_Task to carry out_
Go through the entries below and copy each line containing the word "this".

_Records for the task_
****
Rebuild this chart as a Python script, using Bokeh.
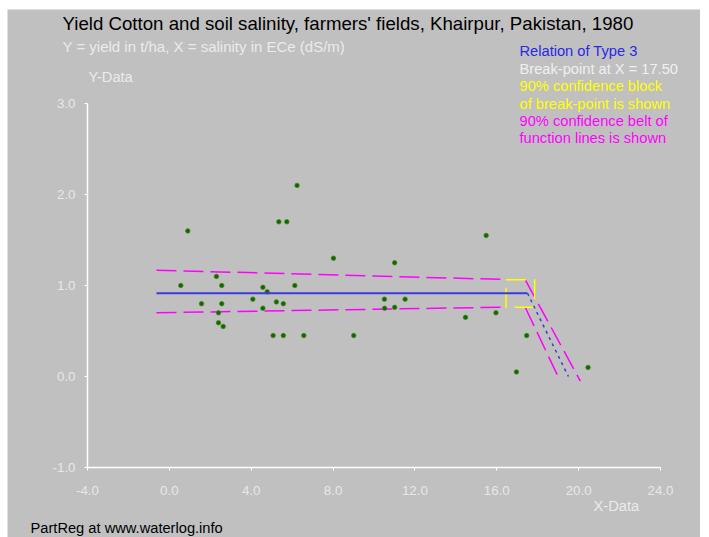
from bokeh.plotting import figure
from bokeh.models import Label, Range1d, FixedTicker
from bokeh.embed import file_html
from bokeh.resources import INLINE

# ---- data ----
obs_x = [0.56, 0.90, 1.57, 2.30, 2.40, 2.40, 2.56, 2.56, 2.63, 4.08, 4.57, 4.57, 4.78,
         5.07, 5.23, 5.35, 5.57, 5.57, 5.74, 6.13, 6.24, 6.57, 8.02, 9.01, 10.51, 10.52,
         11.01, 11.01, 11.52, 14.47, 15.48, 15.96, 16.96, 17.46, 20.46]
obs_y = [1.00, 1.60, 0.80, 1.10, 0.70, 0.59, 1.00, 0.80, 0.55, 0.85, 0.98, 0.75, 0.93,
         0.45, 0.82, 1.70, 0.80, 0.45, 1.70, 1.00, 2.10, 0.45, 1.30, 0.45, 0.85, 0.75,
         1.25, 0.76, 0.85, 0.65, 1.55, 0.70, 0.05, 0.45, 0.10]

flat_x = [-0.63, 17.5]
flat_y = [0.915, 0.915]
slope_x = [17.5, 19.5]
slope_y = [0.915, 0.0]

belt_up_x = [-0.63, 16.42]
belt_up_y = [1.168, 1.066]
belt_lo_x = [-0.63, 16.42]
belt_lo_y = [0.70, 0.762]
belt_up_slope_x = [17.4, 20.08]
belt_up_slope_y = [1.06, -0.05]
belt_lo_slope_x = [17.4, 19.10]
belt_lo_slope_y = [0.755, -0.05]

block_x = [16.45, 17.85]
block_y = [0.762, 1.063]

x_ticks = [-4, 0, 4, 8, 12, 16, 20, 24]
y_ticks = [-1, 0, 1, 2, 3]
x_axis_span = (-4, 24)
y_axis_span = (-1, 3)

BG = "#C0C0C0"
FONT = "Liberation Sans"
TXT = "14.67px"

# ---- layout (page pixels); the frame fills the whole canvas ----
CL, CT = 7, 9            # canvas left / top on the page
W, H = 693, 528          # canvas size
AX_L, AX_R = 87, 660     # page x of x = -4 and x = 24
AX_T, AX_B = 103, 467    # page y of y = 3 and y = -1
fl, fr = CL, CL + W
ft, fb = CT, CT + H
xs = (x_axis_span[1] - x_axis_span[0]) / (AX_R - AX_L)
ys = (y_axis_span[1] - y_axis_span[0]) / (AX_B - AX_T)
x_range = Range1d(x_axis_span[0] - (AX_L - fl) * xs, x_axis_span[1] + (fr - AX_R) * xs)
y_range = Range1d(y_axis_span[0] - (fb - AX_B) * ys, y_axis_span[1] + (AX_T - ft) * ys)

p = figure(width=W, height=H, output_backend="svg", toolbar_location=None,
           x_range=x_range, y_range=y_range,
           min_border_left=0, min_border_right=0, min_border_top=0, min_border_bottom=0)
p.margin = (CT, 0, 0, CL)
p.background_fill_color = BG
p.border_fill_color = BG
p.outline_line_color = None
p.xgrid.visible = False
p.ygrid.visible = False

for ax in (p.xaxis[0], p.yaxis[0]):
    ax.axis_line_color = "white"
    ax.axis_line_width = 1.5
    ax.major_tick_line_color = "white"
    ax.major_tick_out = 3
    ax.major_tick_in = 0
    ax.minor_tick_line_color = None
    ax.major_label_text_color = "#E8E8E8"
    ax.major_label_text_font = FONT
    ax.major_label_text_font_size = "13.33px"
p.xaxis[0].ticker = FixedTicker(ticks=x_ticks)
p.yaxis[0].ticker = FixedTicker(ticks=y_ticks)
p.xaxis[0].bounds = x_axis_span
p.yaxis[0].bounds = y_axis_span
p.xaxis[0].fixed_location = y_axis_span[0]
p.yaxis[0].fixed_location = x_axis_span[0]
p.xaxis[0].major_label_overrides = {t: f"{t:.1f}" for t in x_ticks}
p.yaxis[0].major_label_overrides = {t: f"{t:.1f}" for t in y_ticks}
p.xaxis[0].major_label_standoff = 15
p.yaxis[0].major_label_standoff = 9

# confidence belt
mag = "#FF00FF"
p.line(belt_up_x, belt_up_y, line_color=mag, line_width=1.5, line_dash="20 7")
p.line(belt_lo_x, belt_lo_y, line_color=mag, line_width=1.5, line_dash="20 7")
p.line(belt_up_slope_x, belt_up_slope_y, line_color=mag, line_width=1.5, line_dash="20 7")
p.line(belt_lo_slope_x, belt_lo_slope_y, line_color=mag, line_width=1.5, line_dash="20 7")

# confidence block of break-point
bx = [block_x[0], block_x[1], block_x[1], block_x[0], block_x[0]]
by = [block_y[1], block_y[1], block_y[0], block_y[0], block_y[1]]
p.line(bx, by, line_color="#FFFF00", line_width=1.5, line_dash="20 8")

# data points
p.scatter(obs_x, obs_y, size=4.5, fill_color="#007000", line_color="#5A7A20", line_width=0.8)

# regression lines
p.line(flat_x, flat_y, line_color="#3A3AE0", line_width=2)
p.line(slope_x, slope_y, line_color="#3A3AE0", line_width=1.5, line_dash="3 4")


def lab(text, x, y, color, size=TXT):
    p.add_layout(Label(x=x - CL, y=y - CT, x_units="canvas", y_units="canvas", text=text,
                       text_color=color, text_font=FONT, text_font_size=size,
                       text_baseline="middle", text_align="left"))

lab("Yield Cotton and soil salinity, farmers' fields, Khairpur, Pakistan, 1980", 62, 23, "black", "18.67px")
lab("Y = yield in t/ha, X = salinity in ECe (dS/m)", 62, 46, "#EBEBEB", "15px")
lab("Y-Data", 88, 76, "#EBEBEB")
lab("Relation of Type 3", 519, 50, "#2828E8")
lab("Break-point at X = 17.50", 519, 68, "#F0F0F0")
lab("90% confidence block", 519, 85, "#FFFF00")
lab("of break-point is shown", 519, 103, "#FFFF00")
lab("90% confidence belt of", 519, 120, "#FF00FF")
lab("function lines is shown", 519, 137, "#FF00FF")
lab("X-Data", 593, 505, "#EBEBEB")
lab("PartReg at www.waterlog.info", 30, 527, "black")

open("out.html", "w").write(file_html(p, INLINE))
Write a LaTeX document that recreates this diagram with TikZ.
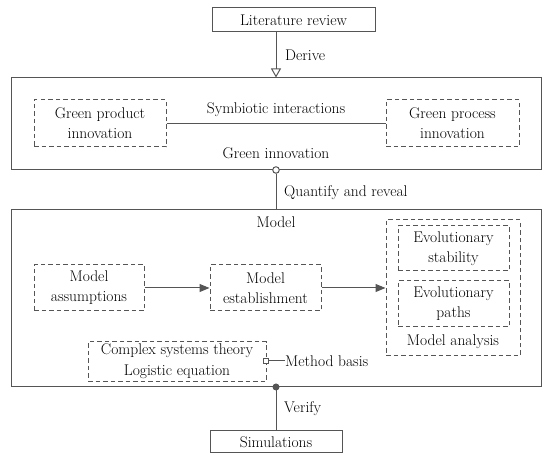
****
_The solution_
Rebuild this chart as a Python script, using Bokeh.
Write a LaTeX document that recreates this diagram with TikZ.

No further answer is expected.